Figure scripts:
.....
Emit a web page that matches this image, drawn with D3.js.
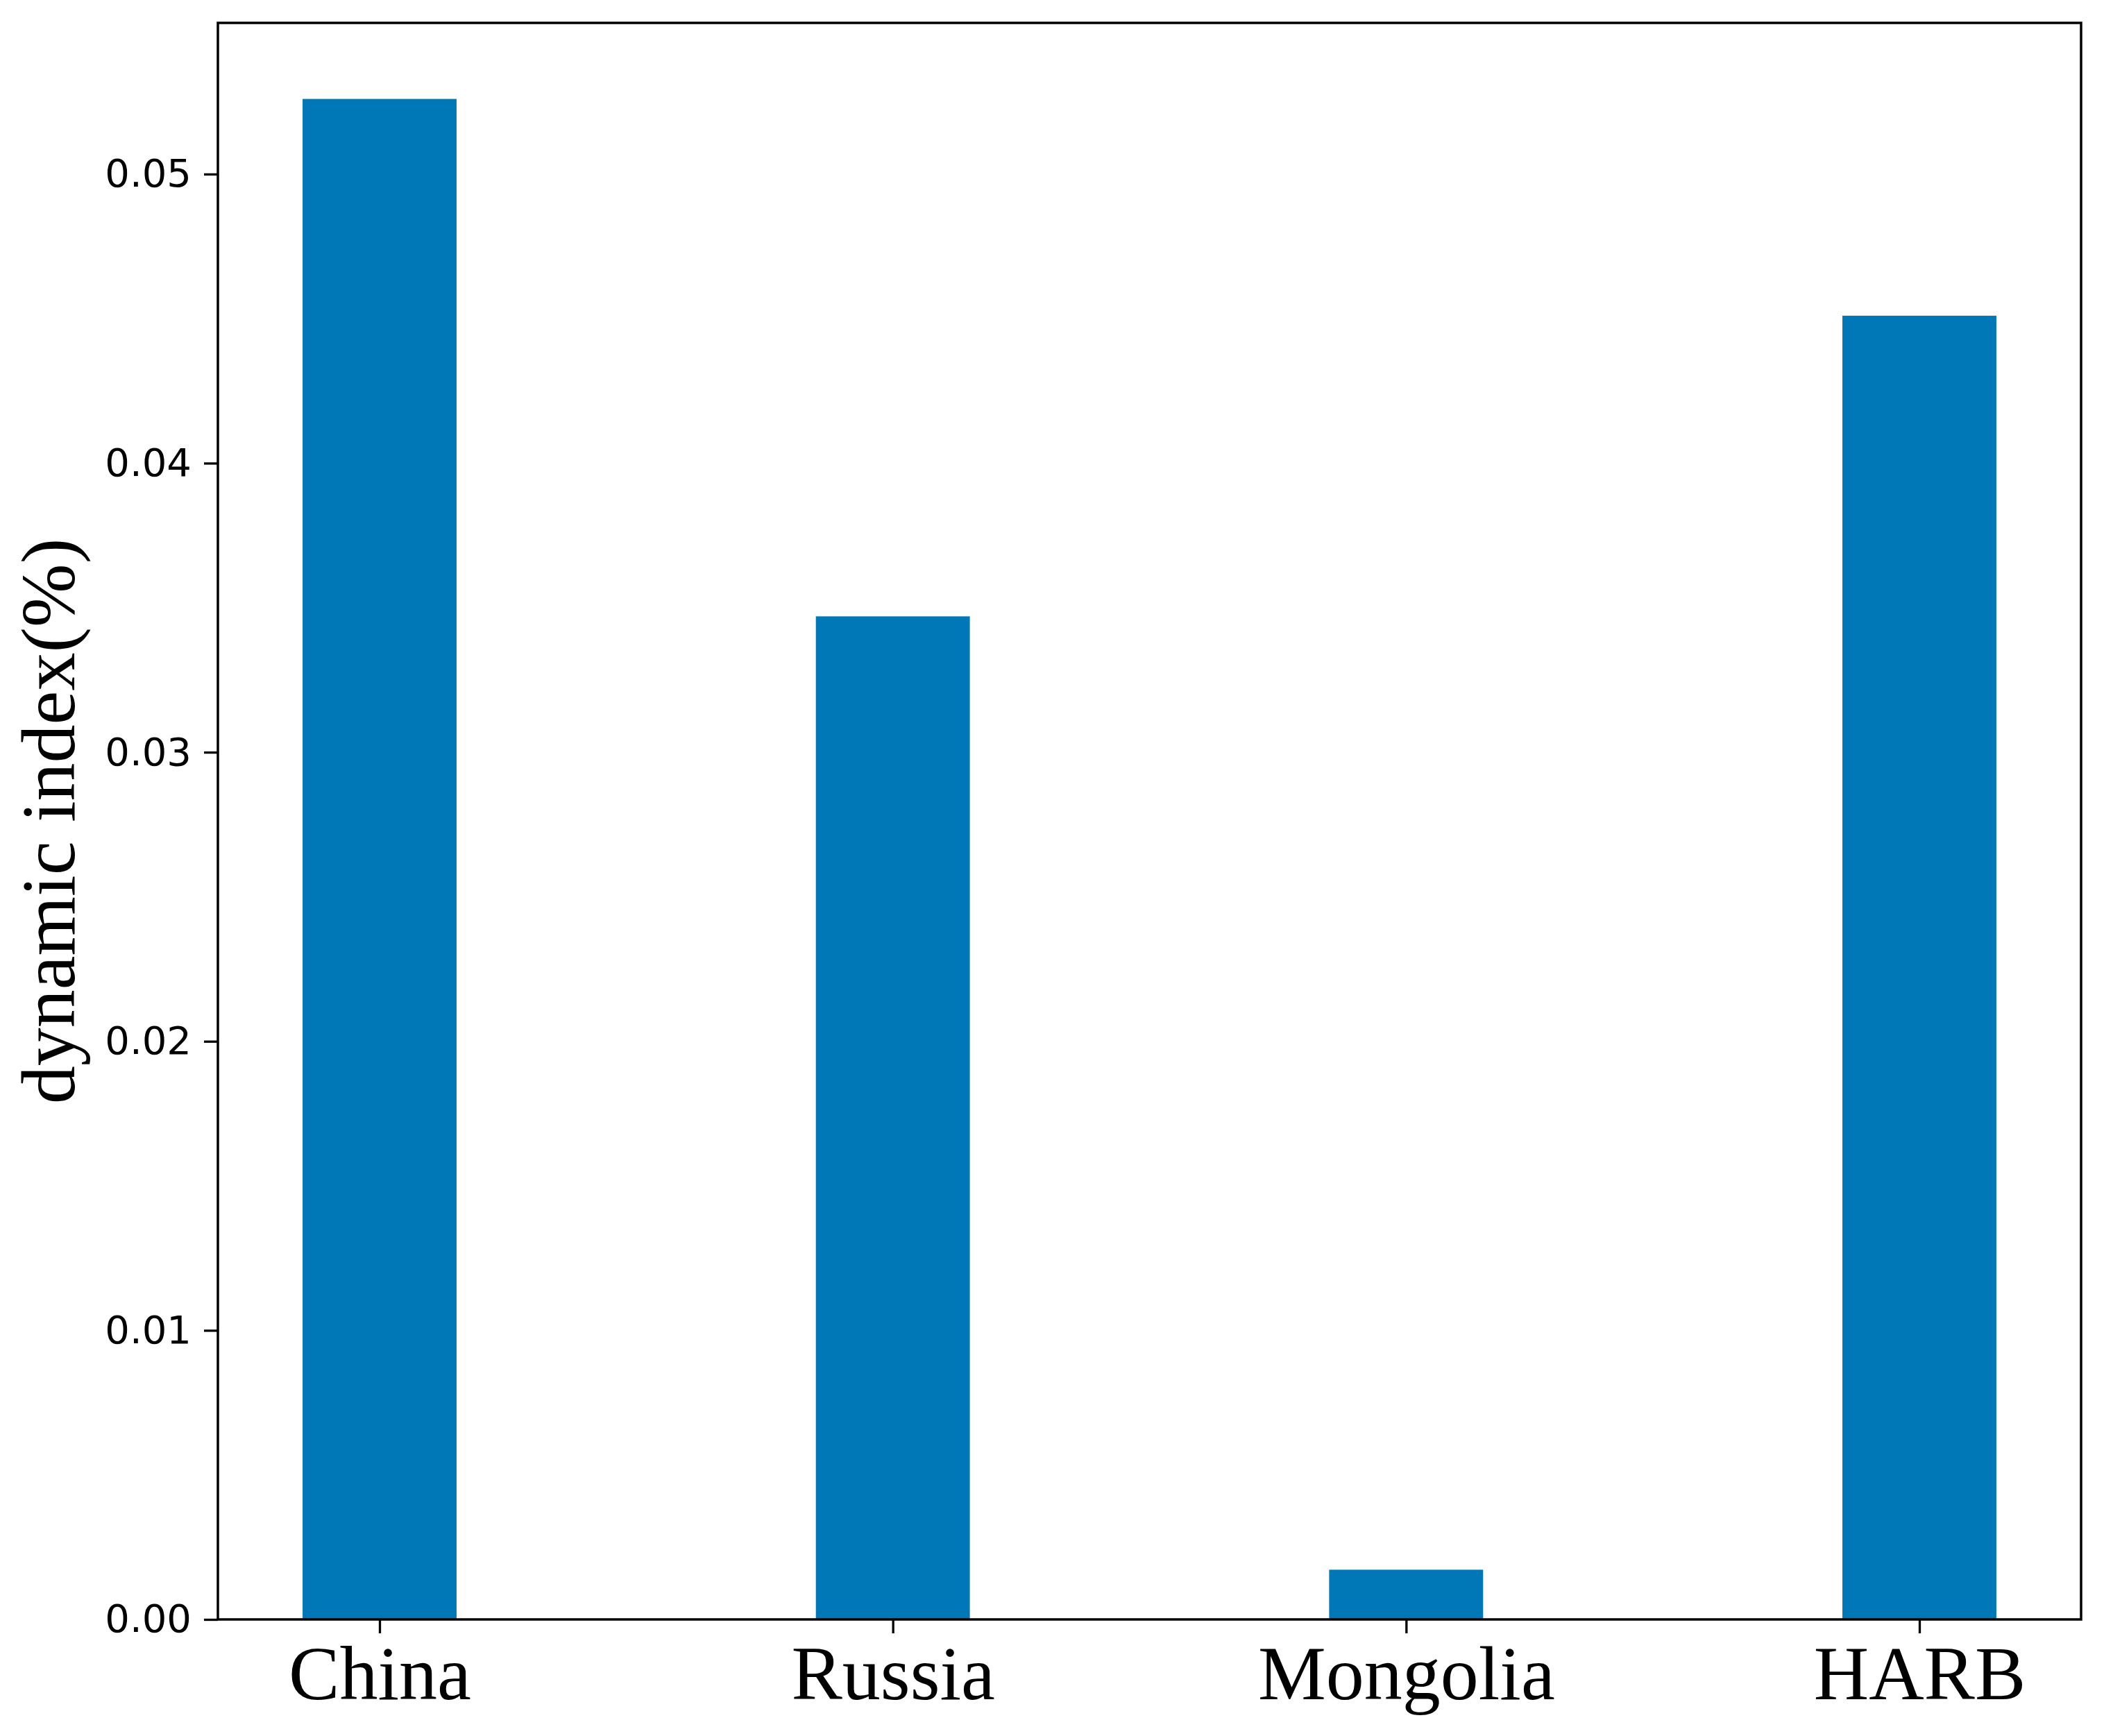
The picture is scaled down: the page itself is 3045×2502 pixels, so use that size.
<!DOCTYPE html>
<html>
<head>
<meta charset="utf-8">
<script src="https://cdn.jsdelivr.net/npm/d3@7"></script>
<style>
  html, body { margin: 0; padding: 0; background: #fff; }
  svg { display: block; }
</style>
</head>
<body>
<svg id="chart" width="3045" height="2502"></svg>
<script>
const categories = ["China", "Russia", "Mongolia", "HARB"];
const values = [0.0526, 0.0347, 0.00172, 0.0451];
const yTicks = [0.00, 0.01, 0.02, 0.03, 0.04, 0.05];
const yLabel = "dynamic index(%)";

const W = 3045, H = 2502;
const plot = { left: 314, right: 2999, top: 33, bottom: 2334 };
const barWidth = 0.3;
const n = categories.length;
const xPad = barWidth / 2 + (n - 1 + barWidth) * 0.05;

const svg = d3.select("#chart");
svg.append("rect").attr("width", W).attr("height", H).attr("fill", "#fff");

const x = d3.scaleLinear()
  .domain([-xPad, n - 1 + xPad])
  .range([plot.left, plot.right]);
const y = d3.scaleLinear()
  .domain([0, d3.max(values) * 1.05])
  .range([plot.bottom, plot.top]);

// bars
svg.append("g").selectAll("rect")
  .data(values)
  .join("rect")
  .attr("x", (d, i) => x(i - barWidth / 2))
  .attr("width", (d, i) => x(i + barWidth / 2) - x(i - barWidth / 2))
  .attr("y", d => y(d))
  .attr("height", d => y(0) - y(d))
  .attr("fill", "#0078b8");

// y axis
const yAxis = svg.append("g")
  .attr("transform", `translate(${plot.left},0)`)
  .call(d3.axisLeft(y).tickValues(yTicks).tickFormat(d3.format(".2f")).tickSize(20).tickPadding(18));
yAxis.select(".domain").remove();
yAxis.selectAll(".tick line").attr("stroke", "#000").attr("stroke-width", 3.3);
yAxis.selectAll(".tick text")
  .attr("font-family", "DejaVu Sans")
  .attr("font-size", 56)
  .attr("fill", "#000");

// x axis
const xAxis = svg.append("g")
  .attr("transform", `translate(0,${plot.bottom})`)
  .call(d3.axisBottom(x).tickValues(d3.range(n)).tickFormat(i => categories[i]).tickSize(20).tickPadding(17));
xAxis.select(".domain").remove();
xAxis.selectAll(".tick line").attr("stroke", "#000").attr("stroke-width", 3.3);
xAxis.selectAll(".tick text")
  .attr("font-family", "Liberation Serif")
  .attr("font-size", 110)
  .attr("fill", "#000");

// frame
svg.append("rect")
  .attr("x", plot.left).attr("y", plot.top)
  .attr("width", plot.right - plot.left).attr("height", plot.bottom - plot.top)
  .attr("fill", "none").attr("stroke", "#000").attr("stroke-width", 3.5);

// y label
svg.append("text")
  .attr("transform", `translate(107,${(plot.top + plot.bottom) / 2}) rotate(-90)`)
  .attr("text-anchor", "middle")
  .attr("font-family", "Liberation Serif")
  .attr("font-size", 110)
  .attr("fill", "#000")
  .text(yLabel);
</script>
</body>
</html>
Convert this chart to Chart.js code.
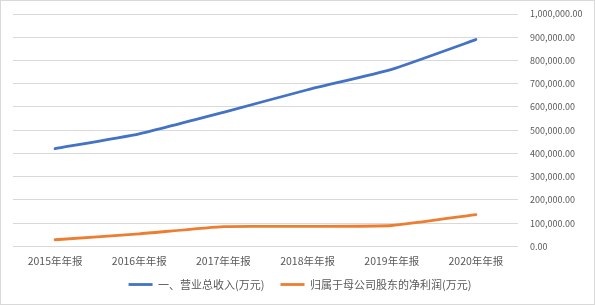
<!DOCTYPE html>
<html><head><meta charset="utf-8">
<script src="https://cdn.jsdelivr.net/npm/chart.js@4.4.0/dist/chart.umd.min.js"></script>
<style>
html,body{margin:0;padding:0;background:#fff;}
#wrap{width:595px;height:305px;box-sizing:border-box;border:1px solid #d9d9d9;}
canvas{display:block;}
</style></head>
<body><div id="wrap"><canvas id="c" width="593" height="303"></canvas></div>
<script>
const categories = ["2015年年报","2016年年报","2017年年报","2018年年报","2019年年报","2020年年报"];
const revenue = [420500, 484500, 577000, 674000, 762000, 890000];
const netProfit = [28600, 54000, 85500, 86000, 90000, 137000];
const seriesNames = ["一、营业总收入(万元)", "归属于母公司股东的净利润(万元)"];
const yMin = 0, yMax = 1000000, yStep = 100000;

const FONT = "'Noto Sans CJK SC', 'Noto Sans', sans-serif";
const TXT = '#595959';

// legend: fit with a small vertical gap, draw with wider spacing between items
const FIT_PAD = 4, DRAW_PAD = 16, LEGEND_CENTER = 299;
const legendSpacing = {
  id: 'legendSpacing',
  afterLayout(chart) {
    const lg = chart.legend;
    if (!lg) return;
    lg.options.labels.padding = DRAW_PAD;
    const dx = (DRAW_PAD - FIT_PAD) + ((lg.left + lg.right) / 2 - LEGEND_CENTER);
    lg.left -= 2 * dx;
    lg.top -= (DRAW_PAD - FIT_PAD);
  }
};

new Chart(document.getElementById('c'), {
  type: 'line',
  data: {
    labels: categories,
    datasets: [
      {label: seriesNames[0], data: revenue, borderColor: '#4472C4', backgroundColor: '#4472C4', borderWidth: 2.8, pointRadius: 0, tension: 0.15, borderCapStyle: 'round'},
      {label: seriesNames[1], data: netProfit, borderColor: '#ED7D31', backgroundColor: '#ED7D31', borderWidth: 2.8, pointRadius: 0, tension: 0.15, borderCapStyle: 'round'}
    ]
  },
  options: {
    responsive: false,
    animation: false,
    devicePixelRatio: 1,
    layout: {padding: {left: 12, top: 13, right: 0, bottom: 4}},
    plugins: {
      tooltip: {enabled: false},
      legend: {
        position: 'bottom',
        labels: {
          color: TXT,
          font: {family: FONT, size: 11},
          usePointStyle: true,
          pointStyle: 'line',
          pointStyleWidth: 24,
          boxHeight: 11,
          padding: FIT_PAD
        }
      }
    },
    scales: {
      x: {
        offset: true,
        grid: {display: false, drawTicks: false},
        border: {display: false},
        ticks: {color: TXT, font: {family: FONT, size: 10.5}, padding: 8, maxRotation: 0}
      },
      y: {
        position: 'right',
        min: yMin, max: yMax,
        grid: {color: '#d9d9d9', lineWidth: 1, drawTicks: false},
        border: {display: false},
        ticks: {
          stepSize: yStep,
          color: TXT,
          font: {family: FONT, size: 9},
          padding: 12,
          callback: v => v.toLocaleString('en-US', {minimumFractionDigits: 2, maximumFractionDigits: 2})
        },
        afterFit: s => { s.width = 76; s.paddingTop = 0; s.paddingBottom = 0; }
      }
    }
  },
  plugins: [legendSpacing]
});
</script></body></html>
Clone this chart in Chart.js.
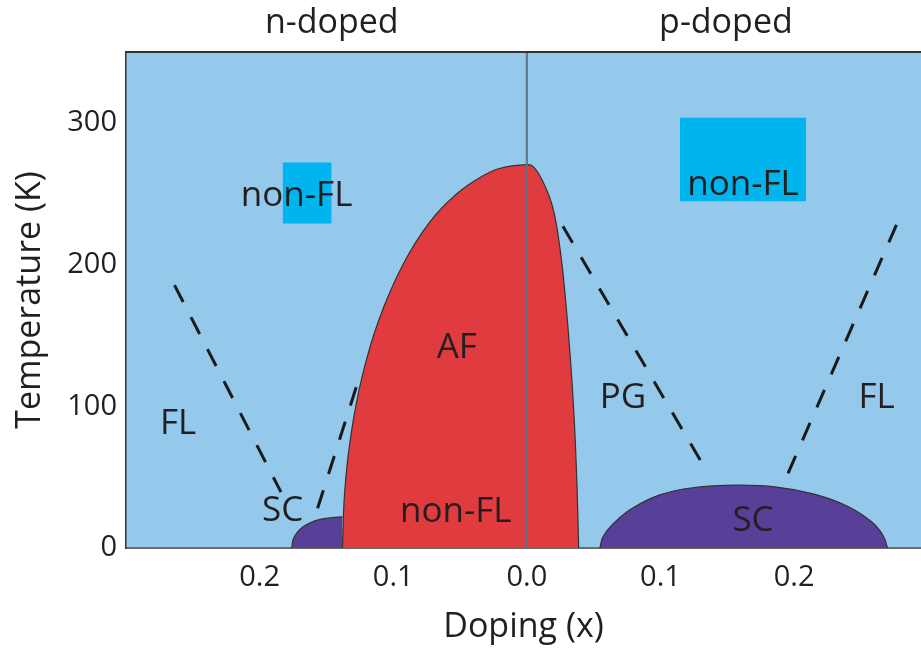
.....
Say how many lines in the records contain the string "page", and say nothing else.

■ ANSWER TO THIS EXERCISE: 2